È quanto emerge dal nuovo report realizzato dalla società di consulenza globale Alvarez & Marsal in collaborazione con Retail Economics e basato su un campione di 6,000 consumatori appartenenti a 6 paesi europei: Italia, Germania, Gran Bretagna, Francia, Spagna e Svizzera.
Ma come devono essere letti questi dati? “I consumatori Italiani e Spagnoli sono molto più preoccupati dei loro omologhi Nord Europei – dice Alberto Franzone, managing director di Alvarez & Marsal – sia sulle loro disponibilità finanziarie, sia sul mantenimento del posto di lavoro. Questo ha comportato un drastico taglio di tutti i consumi giudicati non essenziali”.
Per cosa hanno continuato a spendere gli italiani
Gli italiani, infatti, hanno continuato a spendere solo per il cibo (+15%) mentre hanno decurtato tutte le altre categorie d’acquisto: giù del 75% vestiti e scarpe, -50% per i mobili, -20% libri e giornali: hanno resistito solo i consumi di quei prodotti legati al maggior tempo trascorso tra le mura domestiche, come ad esempio elettronica di consumo, pc portatili o attrezzature per la ginnastica in casa.
Sul versante del digitale l’Italia e la Spagna soffrivano di un notevole ritardo negli acquisti on line, rispetto ai paesi del Nord Europa: la percentuale sul totale è pari soltanto al 6.3% e 5.4% rispettivamente, confrontati con il 20.4% del Regno Unito e l’11.7% della Germania. “In Italia la pandemia ha accelerato la transizione, con 1 miliardo di euro di maggiori acquisti on line previsti nel 2020 – proseguono da Alvarez & Marsal – del campione di consumatori intervistati, ben il 55% ha dichiarato di aver fatto acquisti su Internet per la prima volta durante questo periodo”.
Cosa cercano i consumatori
Nel post-pandemia i bisogni dei consumatori sono mutati, ma cosa cercano oggi le persone durante la loro esperienza di acquisto? “Il primo rilevante aspetto è la ricerca di sicurezza – risponde Franzone – devono essere garantite le condizioni igieniche, con priorità anche su convenienza di prezzo, qualità e ampiezza di scelta”.
E in questo cambiamento d’approccio l’età non rappresenta un elemento secondario, secondo il managing director della società di consulenza globale “i consumatori hanno approcci all’acquisto molto diversi : i gruppi di consumatori più giovani (ad esempio Gen Z e Millennial) apprezzano ancora molto l’esperienza fisica in negozio, utilizzato per scoprire prodotti di nicchia e poi condividerli sui social.

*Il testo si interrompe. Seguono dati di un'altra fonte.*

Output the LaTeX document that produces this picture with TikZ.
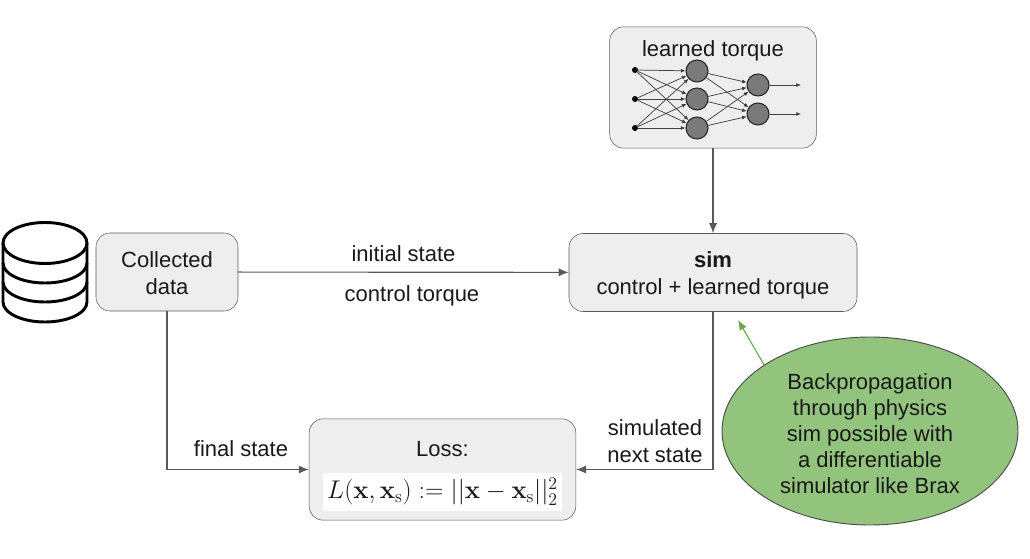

Per i consumatori più anziani che ancora apprezzano l’interazione interpersonale durante lo shopping, un’esperienza più impersonale (ad esempio un assistente che indossa una maschera) potrebbe rivelarsi più problematica. Questo è un ulteriore elemento che potrebbe dare ancora più spinta al passaggio agli acquisti online”.
Cosa fare delle giacenze?
Un passaggio che appare sempre più fluido, dove i confini tra store online e store offline sono sempre meno definiti “Questo percorso era sicuramente già in atto – commenta Franzone – con la diffusione del cosiddetto omnichannel, e l’utilizzo di piattaforme come Farfetch che utilizzano le giacenze e le logistiche dei negozi fisici. Sicuramente la digitalizzazione farà ulteriori grandi progressi, a partire da un maggior utilizzo della realtà aumentata per migliorare la customer experience, fino all’utilizzo dei data analytics e di sistemi di CRM per meglio conoscere le esigenze del consumatore e migliorare la sua esperienza in negozio”.
Ora non resta che domandarsi se esiste una “ricetta”, un indirizzo per i retailer che oggi si trovano davanti al cambiamento “Senza dubbio i retailer devono rinegoziare i contratti di affitto, indicizzandoli ai corrispettivi (come è successo in Gran Bretagna con un utilizzo enorme delle procedure di CVA – Company Voluntary Arrangement) – affermano da Alvarez & Marsal – devono poi ripensare gli spazi, e conseguentemente l’offerta di prodotto, per adeguarla alla minore disponibilità sugli scaffali. Devono adeguare l’esperienza in negozio (il “cerimoniale di vendita”), anche attraverso nuovi strumenti tecnologici (disponibilità di magazzino su tablet) e attraverso strumenti di realtà aumentata. Infine devono conoscere meglio le esigenze e i comportamenti della loro clientela: in questo contesto l’utilizzo di sistemi di CRM e Big Data diventerà decisivo”.